During the first couple of months in our relationship, he was great however I did see some suspicious things on his computer. Not through snooping though, please don't get me wrong. They were personal sites that he once had accounts on. Through communication, I kindly asked him what that was all about. He told me that he checked up on his ex's website (they gave each other one anothers passwords) to see what she was up to. I mentioned to him that if he wanted to move on - because I did know about how he fled to put all that in the past - he had to let go of the past. He agreeded. It happened again. I let it go. Now I was suspicious to the point where I snooped and found alot of things that I really didn't want to see or know but it gave me a better idea of the person that I was dealing with. I still stayed - thinking the whole time it would get better. He wrote her a "closure" poem and posted it on his website.
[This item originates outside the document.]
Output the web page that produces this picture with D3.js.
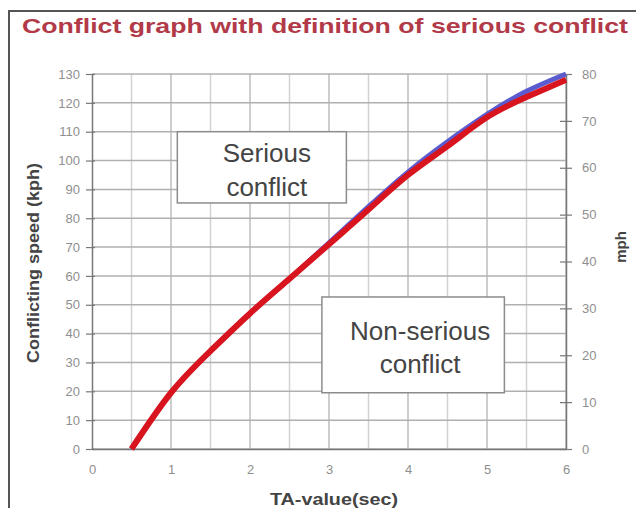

He still checked up on her (they had been broken up by this time over 1 year) and even wrote her an email saying that he wanted to talk which I discovered. I again expressed my concern and hurt by this. It continued months into our relationship until I had finally had it and told him that I wanted out. He begged for me not to go and said that this was it - this "habit" as he calls it - was not worth losing me over. Am I crazy to stay? Will he ever get over this? He was told me many times over how much this woman hurt him, how much he loved her, how much he wanted it back at that time, etc. I understand how a break up can affect many people different ways as we are all different but to carry this on throughtout another relationship (and this is 9 months into ours!). Is he over it? How can i tell?